De justice et de patience, on en parle ailleurs.
Sans doute est-ce la raison qui m’a fait ouvrir un autre livre : La Longue Patience du peuple, 1792. Naissance de la République, Payot, 2008, 544 p. L’auteure : Sophie Wahnich.
J’aime bien ce titre : La Longue Patience du peuple.
Mais je n’ai pas trouvé dans ce livre ce que je cherchais. S’il y est question du peuple souverain, du peuple patiemment pétitionnaire, « amoureux d’une vie paisible », il y est dit aussi son grand besoin de justice.
Il y est dit également que ce peuple, quand il n’est pas écouté, pas entendu, peut se livrer à de grands carnages révélateurs de sa colère quand on l’oblige à rendre lui-même et rapidement sa justice souveraine.
Mais la révolution et le carnage ne sont pas à l’ordre du jour à chaque petit matin ; faute de mieux, on se contente de « réformes » et d’« améliorations », pour parler comme James Guillaume.
Il s’agit d’être réalistes, concrets, de gérer le quotidien !
Ainsi, en 1875, lors du congrès de la Fédération jurassienne, la question des « services publics » avait été mise à l’ordre du jour à la demande des compagnons belges. On trouve tout ça dans le bouquin de James Guillaume.
« Deux grands courants d’idées − dit le compagnon Schwitzguébel − se partagent le monde socialiste, l’un tendant à l’État ouvrier, l’autre à la Fédération des communes. L’État ouvrier, nous dit-on, administré par la classe ouvrière, aura perdu le caractère d’oppression et d’exploitation qui est celui de l’État bourgeois : il sera une agence économique, le régulateur des services publics. Mais toute cette administration se fera par l’intermédiaire de représentants : il y aura un parlement ouvrier, élu au suffrage universel ; il y aura une majorité qui fera la loi à la minorité ; l’État ouvrier devra posséder la puissance de faire exécuter la loi, de réprimer toute tentative de rébellion ; il aura un gouvernement, une force armée, une police, une magistrature, etc. » (p. 293, tome III).
Depuis cette époque, nous avons eu l’expérience du prétendu État ouvrier communiste et également la gestion de nos affaires par la social-démocratie plutôt impuissante devant le capitalisme financier international.

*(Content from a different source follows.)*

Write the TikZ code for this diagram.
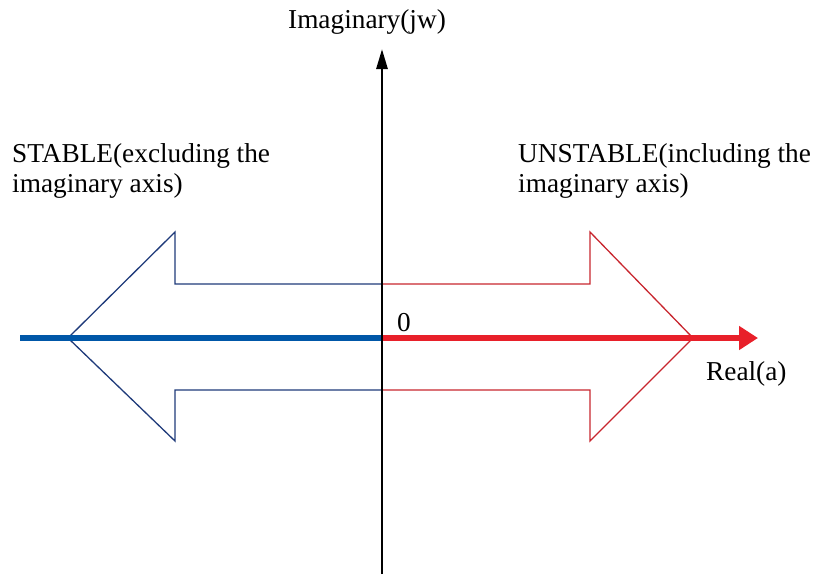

Quant aux services publics de chez nous, sont-ils encore au service du public ?
Cela nous conduit à un problème bien contemporain, celui des agents du service public, des fonctionnaires, qui entrent en désobéissance. Plus, même, des fonctionnaires enseignants deviennent des enseignants désobéisseurs et se posent alors, dans la foulée, la question de savoir si cette désobéissance on peut l’enseigner.
Enseigner la désobéissance, nous dirions que c’est enseigner la liberté, que c’est enseigner la justice, que c’est prendre en main nos propres affaires.
Enseigner la désobéissance, c’est remettre en question toutes les dominations qui entravent, c’est créer l’espace où s’exercera notre souveraineté qui n’est pas celle de l’isoloir, mais qui se vit dans la rue, au village, à l’usine, au bureau, dans la famille, etc.
Oui, quand bien même la révolution ne serait pas à l’ordre du jour, il s’agit de ne pas laisser tomber nos affaires entre de mauvaises mains, comme l’écrivait Raymond Chandler dans son polar.
L’isoloir, c’est l’abdication de notre souveraineté et, cette année, on va beaucoup voter, on va beaucoup abdiquer, on va donner carte blanche aux élus ; ou c’est tout comme.
Notre souveraineté passera en de mauvaises mains puisqu’elle ne sera pas entre les nôtres.